> _WHAT IS BEING ASKED_
Copy, exactly and only, the lines from the one with "Convert this chart to Apache ECharts code." up to and including the one with "2.46e-5, 6.8e-6, 1.78e-6];", leaving pictures out.

> _ROWS_
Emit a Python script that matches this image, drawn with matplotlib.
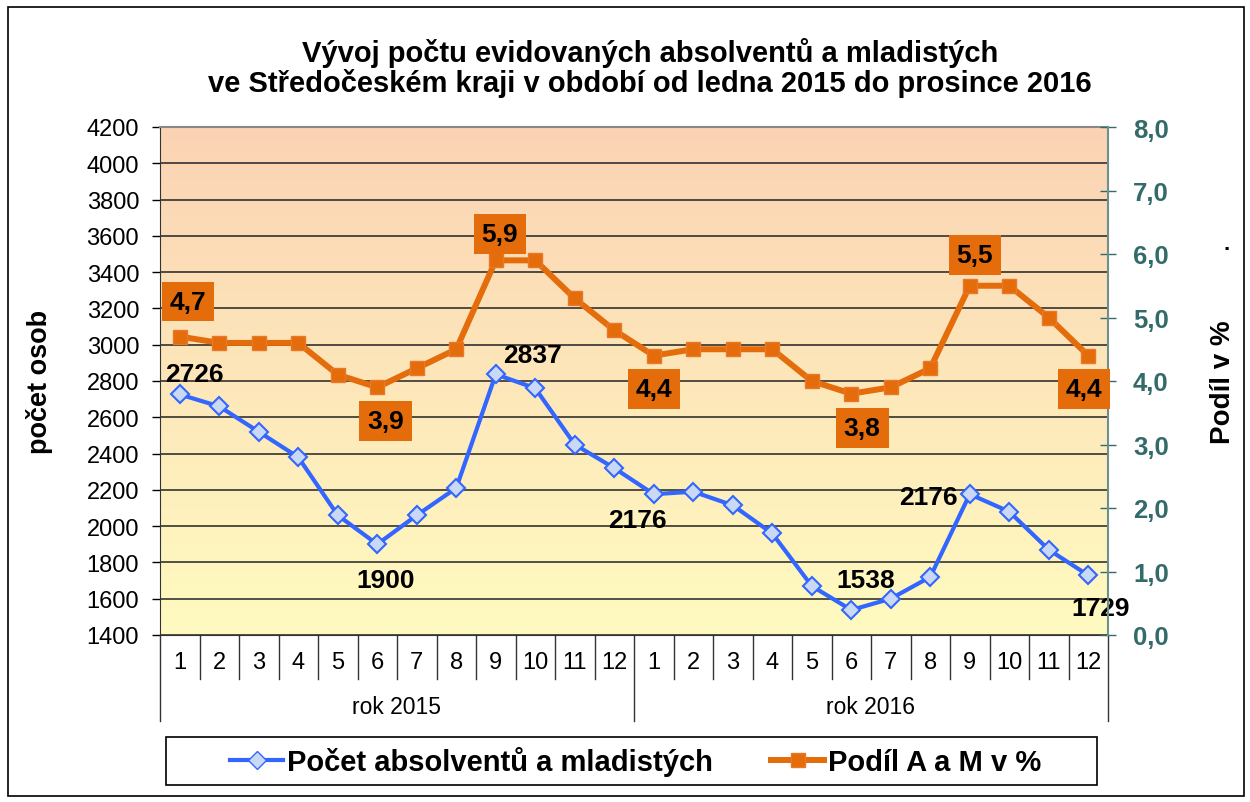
import numpy as np
import matplotlib
matplotlib.use("Agg")
import matplotlib.pyplot as plt
from matplotlib.lines import Line2D
from matplotlib.patches import Rectangle
from matplotlib.transforms import blended_transform_factory

plt.rcParams["font.family"] = ["Liberation Sans", "DejaVu Sans"]

months = [str(m) for m in range(1, 13)] * 2
years = ["rok 2015", "rok 2016"]
pocet = [2726, 2660, 2520, 2380, 2060, 1900, 2060, 2210, 2837, 2760, 2450, 2320,
         2176, 2190, 2115, 1960, 1670, 1538, 1600, 1720, 2176, 2080, 1870, 1729]
podil = [4.7, 4.6, 4.6, 4.6, 4.1, 3.9, 4.2, 4.5, 5.9, 5.9, 5.3, 4.8,
         4.4, 4.5, 4.5, 4.5, 4.0, 3.8, 3.9, 4.2, 5.5, 5.5, 5.0, 4.4]

# which points carry a label and where it sits (offset in pixels)
pocet_labels = {0: (15, 20), 5: (8, -36), 8: (37, 19), 12: (-16, -26),
                17: (14, 30), 20: (-41, -3), 23: (12, -33)}
podil_labels = {0: (8, 35), 5: (8, -34), 8: (4, 26), 12: (0, -33),
                17: (11, -34), 20: (5, 31), 23: (-4, -33)}

W, H = 1250, 803
fig = plt.figure(figsize=(W / 100, H / 100), dpi=100)
fig.patch.set_facecolor("white")

L, R, T, B = 160, 1108, 128, 636
ax = fig.add_axes([L / W, 1 - B / H, (R - L) / W, (B - T) / H])
x = np.arange(len(pocet))
ax.set_xlim(-0.5, len(pocet) - 0.5)

# gradient plot area: peach at the top, pale yellow at the bottom
top_c = np.array([251, 211, 180]) / 255
bot_c = np.array([255, 251, 192]) / 255
t = np.linspace(0, 1, 256)[:, None]
grad = (top_c * (1 - t) + bot_c * t)[:, None, :]
ax.imshow(grad, aspect="auto", extent=(-0.5, len(pocet) - 0.5, 1400, 4200),
          origin="upper", zorder=0)
ax.set_ylim(1400, 4200)

ax.set_yticks(np.arange(1400, 4201, 200))
ax.grid(axis="y", color="#222222", lw=1.1, zorder=1)
ax.set_axisbelow(True)
ax.set_xticks([])
ax.tick_params(axis="y", direction="out", length=6, width=1, labelsize=17,
               colors="black", pad=9)
ax.spines["top"].set_color("#888888")
ax.spines["top"].set_linewidth(1.5)
ax.spines["left"].set_color("#333333")
ax.spines["bottom"].set_color("#333333")
ax.spines["right"].set_visible(False)
ax.set_ylabel("počet osob", fontsize=19.5, fontweight="bold", labelpad=24)

ax.plot(x, pocet, color="#3366FF", lw=3, marker="D", ms=9, mfc="#C9D8F5",
        mec="#3366FF", mew=1.5, zorder=4)
for i, (dx, dy) in pocet_labels.items():
    ax.annotate(f"{pocet[i]}", (x[i], pocet[i]), xytext=(dx, dy),
                textcoords="offset pixels", ha="center", va="center",
                fontsize=19, fontweight="bold", zorder=6)

ax2 = ax.twinx()
ax2.set_ylim(0, 8)
ax2.set_yticks(np.arange(0, 8.01, 1))
ax2.set_yticklabels([f"{v:.1f}".replace(".", ",") for v in np.arange(0, 8.01, 1)])
ax2.tick_params(axis="y", direction="inout", length=12, width=1,
                colors="#336A6A", labelsize=18.5, pad=12)
for lab in ax2.get_yticklabels():
    lab.set_fontweight("bold")
ax2.spines["right"].set_color("#6F8F8F")
ax2.spines["right"].set_linewidth(1.5)
for s in ["top", "left", "bottom"]:
    ax2.spines[s].set_visible(False)
ax2.set_ylabel("Podíl v %", fontsize=20, fontweight="bold", labelpad=30)

ax2.plot(x, podil, color="#E46C0A", lw=4.3, marker="s", ms=10, mfc="#E46C0A",
         mec="#E8782A", zorder=5)
for i, (dx, dy) in podil_labels.items():
    ax2.annotate(f"{podil[i]:.1f}".replace(".", ","), (x[i], podil[i]),
                 xytext=(dx, dy), textcoords="offset pixels", ha="center",
                 va="center", fontsize=19, fontweight="bold", zorder=7,
                 bbox=dict(boxstyle="square,pad=0.3", fc="#E46C0A", ec="none"))

fig.text(1227 / W, 1 - 245 / H, ".", fontsize=16, fontweight="bold",
         ha="center", va="center")

# two-level category axis under the plot
tr = blended_transform_factory(ax.transData, fig.transFigure)
fy = lambda py: 1 - py / H
for k in range(1, len(months)):
    if k % 12:
        ax.plot([k - 0.5, k - 0.5], [fy(B), fy(680)], color="#333333", lw=1,
                transform=tr, clip_on=False)
for k in [0, 12, 24]:
    ax.plot([k - 0.5, k - 0.5], [fy(B), fy(722)], color="#333333", lw=1,
            transform=tr, clip_on=False)
for k, m in enumerate(months):
    ax.text(k, fy(663), m, transform=tr, ha="center", va="center", fontsize=17)
for j, y in enumerate(years):
    ax.text(12 * j + 5.5, fy(708), y, transform=tr, ha="center", va="center",
            fontsize=16.5)

# title
fig.text(650 / W, 1 - 68 / H,
         "Vývoj počtu evidovaných absolventů a mladistých\n"
         "ve Středočeském kraji v období od ledna 2015 do prosince 2016",
         ha="center", va="center", fontsize=21, fontweight="bold",
         linespacing=1.05)

# legend with its own frame
fig.patches.append(Rectangle((166 / W, fy(786)), (1097 - 166) / W, 48 / H,
                             transform=fig.transFigure, fill=False,
                             ec="black", lw=1.2))
handles = [Line2D([], [], color="#3366FF", lw=3, marker="D", ms=9,
                  mfc="#C9D8F5", mec="#3366FF"),
           Line2D([], [], color="#E46C0A", lw=4.3, marker="s", ms=10,
                  mfc="#E46C0A", mec="#E8782A")]
fig.legend(handles, ["Počet absolventů a mladistých", "Podíl A a M v %"],
           loc="center", bbox_to_anchor=(636 / W, fy(762)), ncol=2,
           frameon=False, prop={"weight": "bold", "size": 21},
           handlelength=1.8, handletextpad=0.15, columnspacing=2.0)

# outer border of the chart
fig.patches.append(Rectangle((8 / W, fy(797)), (1244 - 8) / W, (797 - 8) / H,
                             transform=fig.transFigure, fill=False,
                             ec="black", lw=1.2))

fig.savefig("out.png", dpi=100)
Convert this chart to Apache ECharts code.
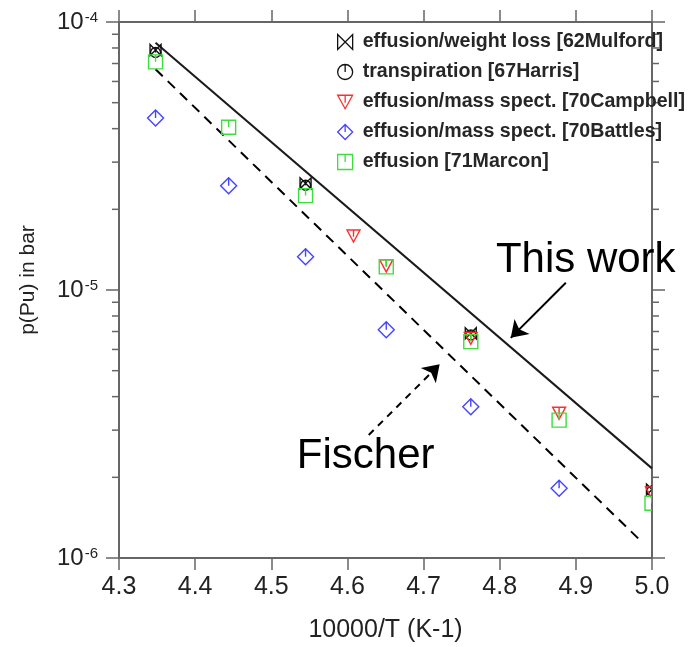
<!DOCTYPE html>
<html>
<head>
<meta charset="utf-8">
<script src="https://cdn.jsdelivr.net/npm/echarts@6/dist/echarts.min.js"></script>
<style>
  html, body { margin: 0; padding: 0; background: #fff; }
  #chart { width: 688px; height: 647px; }
</style>
</head>
<body>
<div id="chart"></div>
<script>
// Pu vapour pressure vs reciprocal temperature (x = 10000/T, K^-1), pressure in bar

// --- measurements ---
const mulfordX  = [4.348, 4.545, 4.762, 5.0];
const mulfordP  = [7.86e-5, 2.5e-5, 6.9e-6, 1.8e-6];

const harrisX   = [4.348, 4.545, 4.762, 5.0];
const harrisP   = [7.7e-5, 2.46e-5, 6.8e-6, 1.78e-6];

const campbellX = [4.608, 4.651, 4.762, 4.878, 5.0];
const campbellP = [1.59e-5, 1.23e-5, 6.6e-6, 3.47e-6, 1.75e-6];

const battlesX  = [4.348, 4.444, 4.545, 4.651, 4.762, 4.878];
const battlesP  = [4.38e-5, 2.45e-5, 1.33e-5, 7.1e-6, 3.67e-6, 1.82e-6];

const marconX   = [4.348, 4.444, 4.545, 4.651, 4.762, 4.878, 5.0];
const marconP   = [7.1e-5, 4.05e-5, 2.25e-5, 1.22e-5, 6.42e-6, 3.27e-6, 1.6e-6];

// --- assessed curves (straight in log p vs 1/T) ---
const thisWorkX = [4.348, 5.0];
const thisWorkP = [8.37e-5, 2.16e-6];

const fischerX  = [4.348, 4.985];
const fischerP  = [6.66e-5, 1.16e-6];

// --- legend names ---
const seriesNames = [
  'effusion/weight loss [62Mulford]',
  'transpiration [67Harris]',
  'effusion/mass spect. [70Campbell]',
  'effusion/mass spect. [70Battles]',
  'effusion [71Marcon]'
];

// --- annotation anchors (data coordinates) ---
const thisWorkLabelAt = [4.913, 1.294e-5];
const fischerLabelAt  = [4.624, 2.39e-6];
const thisWorkArrow   = [[4.8868, 1.065e-5], [4.8145, 6.63e-6]];
const fischerArrow    = [[4.628, 2.877e-6], [4.7211, 5.28e-6]];

// --- axis settings ---
const xMin = 4.3, xMax = 5.0, xStep = 0.1;
const yMin = 1e-6, yMax = 1e-4;

// log-axis minor tick positions (2..9 within each decade)
const minorTickValues = [];
for (let e = -6; e < -4; e++) {
  for (let m = 2; m <= 9; m++) minorTickValues.push(m * Math.pow(10, e));
}

const zip = (xs, ys) => xs.map((x, i) => [x, ys[i]]);

const FONT = '"Liberation Sans", Arial, Helvetica, sans-serif';
const AXIS_COLOR = '#666';

// marker outlines (each with a short stem from the top edge to the centre)
const PATH_BOWTIE   = 'M0,0L10,10L10,0L0,10Z';
const PATH_CIRCLE   = 'M5,0A5,5,0,1,1,4.999,0Z M5,0L5,5';
const PATH_TRIANGLE = 'M0,0L10,0L5,9Z M5,0L5,5';
const PATH_DIAMOND  = 'M5,0L10,5L5,10L0,5Z M5,0L5,5';
const PATH_SQUARE   = 'M0,0L10,0L10,10L0,10Z M5,0L5,5';

const markerSpecs = [
  { name: seriesNames[0], data: zip(mulfordX, mulfordP),   path: PATH_BOWTIE,   w: 11, h: 11, color: '#111' },
  { name: seriesNames[1], data: zip(harrisX, harrisP),     path: PATH_CIRCLE,   w: 10, h: 10, color: '#111' },
  { name: seriesNames[2], data: zip(campbellX, campbellP), path: PATH_TRIANGLE, w: 13, h: 12, color: '#ff2e2e' },
  { name: seriesNames[3], data: zip(battlesX, battlesP),   path: PATH_DIAMOND,  w: 16, h: 16, color: '#4545ff' },
  { name: seriesNames[4], data: zip(marconX, marconP),     path: PATH_SQUARE,   w: 14, h: 14, color: '#3ddd3d' }
];

// outlined markers, clipped to the plot frame
function markerSeries(spec) {
  return {
    name: spec.name,
    type: 'custom',
    data: spec.data,
    encode: { x: 0, y: 1 },
    clip: true,
    silent: true,
    z: 5,
    itemStyle: { color: spec.color },
    renderItem: (params, api) => {
      const pt = api.coord([api.value(0), api.value(1)]);
      return {
        type: 'path',
        shape: {
          pathData: spec.path,
          x: pt[0] - spec.w / 2, y: pt[1] - spec.h / 2,
          width: spec.w, height: spec.h, layout: 'cover'
        },
        style: { fill: 'none', stroke: spec.color, lineWidth: 1.4 }
      };
    }
  };
}

function textSeries(text, at) {
  return {
    type: 'scatter',
    data: [at],
    symbolSize: 0.1,
    clip: false,
    silent: true,
    itemStyle: { color: 'rgba(0,0,0,0)' },
    label: {
      show: true, position: 'inside', formatter: text,
      fontFamily: FONT, fontSize: 42, color: '#000', opacity: 1
    },
    z: 6
  };
}

const chart = echarts.init(document.getElementById('chart'), null, { renderer: 'canvas' });

const tickFormatter = v => {
  const e = Math.round(Math.log10(v));
  return '{a|10}{b|' + e + '}';
};

chart.setOption({
  backgroundColor: '#fff',
  animation: false,
  grid: { left: 119, right: 36, top: 22, bottom: 89, outerBoundsMode: 'none', containLabel: false },
  legend: {
    data: markerSpecs.map(s => ({
      name: s.name,
      icon: 'path://' + s.path,
      itemStyle: { color: 'rgba(0,0,0,0)', borderColor: s.color, borderWidth: 1.3 }
    })),
    orient: 'vertical',
    left: 337,
    top: 32,
    padding: 0,
    itemWidth: 15,
    itemHeight: 15,
    itemGap: 10,
    selectedMode: false,
    textStyle: {
      fontFamily: FONT,
      fontWeight: 'bold',
      fontSize: 19.6,
      lineHeight: 16,
      color: '#262626',
      padding: [0, 0, 0, 5]
    }
  },
  xAxis: [
    {
      type: 'value', position: 'bottom',
      min: xMin, max: xMax, interval: xStep,
      name: '10000/T (K-1)', nameLocation: 'middle', nameGap: 60,
      nameTextStyle: { fontFamily: FONT, fontSize: 25, color: '#222' },
      axisLine: { show: true, onZero: false, lineStyle: { color: AXIS_COLOR, width: 2 } },
      axisTick: { show: true, inside: false, length: 12, lineStyle: { color: AXIS_COLOR, width: 1.5 } },
      axisLabel: { margin: 17, fontFamily: FONT, fontSize: 25, color: '#222', formatter: v => v.toFixed(1) },
      splitLine: { show: false }
    },
    {
      type: 'value', position: 'top',
      min: xMin, max: xMax, interval: xStep,
      axisLine: { show: true, onZero: false, lineStyle: { color: AXIS_COLOR, width: 2 } },
      axisTick: { show: true, inside: false, length: 12, lineStyle: { color: AXIS_COLOR, width: 1.5 } },
      axisLabel: { show: false },
      splitLine: { show: false }
    }
  ],
  yAxis: [
    {
      type: 'log', logBase: 10, position: 'left',
      min: yMin, max: yMax,
      name: 'p(Pu) in bar', nameLocation: 'middle', nameGap: 80, nameRotate: 90,
      nameTextStyle: { fontFamily: FONT, fontSize: 21, color: '#222', padding: [0, 0, 0, 20] },
      axisLine: { show: true, onZero: false, lineStyle: { color: AXIS_COLOR, width: 2 } },
      axisTick: { show: true, inside: false, length: 13, lineStyle: { color: AXIS_COLOR, width: 1.5 } },
      axisLabel: {
        margin: 21,
        formatter: tickFormatter,
        rich: {
          a: { fontFamily: FONT, fontSize: 24, lineHeight: 24, color: '#222' },
          b: { fontFamily: FONT, fontSize: 15, lineHeight: 15, color: '#222', verticalAlign: 'top', padding: [0, 0, 0, 1] }
        }
      },
      splitLine: { show: false }
    },
    {
      type: 'log', logBase: 10, position: 'right',
      min: yMin, max: yMax,
      axisLine: { show: true, onZero: false, lineStyle: { color: AXIS_COLOR, width: 2 } },
      axisTick: { show: true, inside: false, length: 13, lineStyle: { color: AXIS_COLOR, width: 1.5 } },
      axisLabel: { show: false },
      splitLine: { show: false }
    }
  ],
  series: [
    // minor ticks of the log axes, left and right
    {
      type: 'custom',
      silent: true,
      clip: false,
      data: minorTickValues.map(v => [xMin, v]),
      renderItem: (params, api) => {
        const v = api.value(1);
        const pL = api.coord([xMin, v]);
        const pR = api.coord([xMax, v]);
        const st = { stroke: AXIS_COLOR, lineWidth: 1.5 };
        return {
          type: 'group',
          children: [
            { type: 'line', shape: { x1: pL[0] - 7, y1: pL[1], x2: pL[0], y2: pL[1] }, style: st },
            { type: 'line', shape: { x1: pR[0], y1: pR[1], x2: pR[0] + 7, y2: pR[1] }, style: st }
          ]
        };
      },
      z: 3
    },
    {
      name: 'This work',
      type: 'line',
      data: zip(thisWorkX, thisWorkP),
      showSymbol: false,
      silent: true,
      lineStyle: { color: '#1a1a1a', width: 2 },
      z: 4
    },
    {
      name: 'Fischer',
      type: 'line',
      data: zip(fischerX, fischerP),
      showSymbol: false,
      silent: true,
      lineStyle: { color: '#000', width: 2, type: [10, 7] },
      z: 4
    },
    ...markerSpecs.map(markerSeries),
    // annotation arrows
    {
      type: 'lines',
      coordinateSystem: 'cartesian2d',
      silent: true,
      symbol: ['none', 'arrow'],
      symbolSize: 16,
      data: [{ coords: thisWorkArrow }],
      lineStyle: { color: '#000', width: 2, opacity: 1 },
      z: 6
    },
    {
      type: 'lines',
      coordinateSystem: 'cartesian2d',
      silent: true,
      symbol: ['none', 'arrow'],
      symbolSize: 16,
      data: [{ coords: fischerArrow }],
      lineStyle: { color: '#000', width: 2, type: [7, 6], opacity: 1 },
      z: 6
    },
    textSeries('This work', thisWorkLabelAt),
    textSeries('Fischer', fischerLabelAt)
  ]
});
</script>
</body>
</html>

> _SOLUTION TO THE PROBLEM_
Convert this chart to Apache ECharts code.
<!DOCTYPE html>
<html>
<head>
<meta charset="utf-8">
<script src="https://cdn.jsdelivr.net/npm/echarts@6/dist/echarts.min.js"></script>
<style>
  html, body { margin: 0; padding: 0; background: #fff; }
  #chart { width: 688px; height: 647px; }
</style>
</head>
<body>
<div id="chart"></div>
<script>
// Pu vapour pressure vs reciprocal temperature (x = 10000/T, K^-1), pressure in bar

// --- measurements ---
const mulfordX  = [4.348, 4.545, 4.762, 5.0];
const mulfordP  = [7.86e-5, 2.5e-5, 6.9e-6, 1.8e-6];

const harrisX   = [4.348, 4.545, 4.762, 5.0];
const harrisP   = [7.7e-5, 2.46e-5, 6.8e-6, 1.78e-6];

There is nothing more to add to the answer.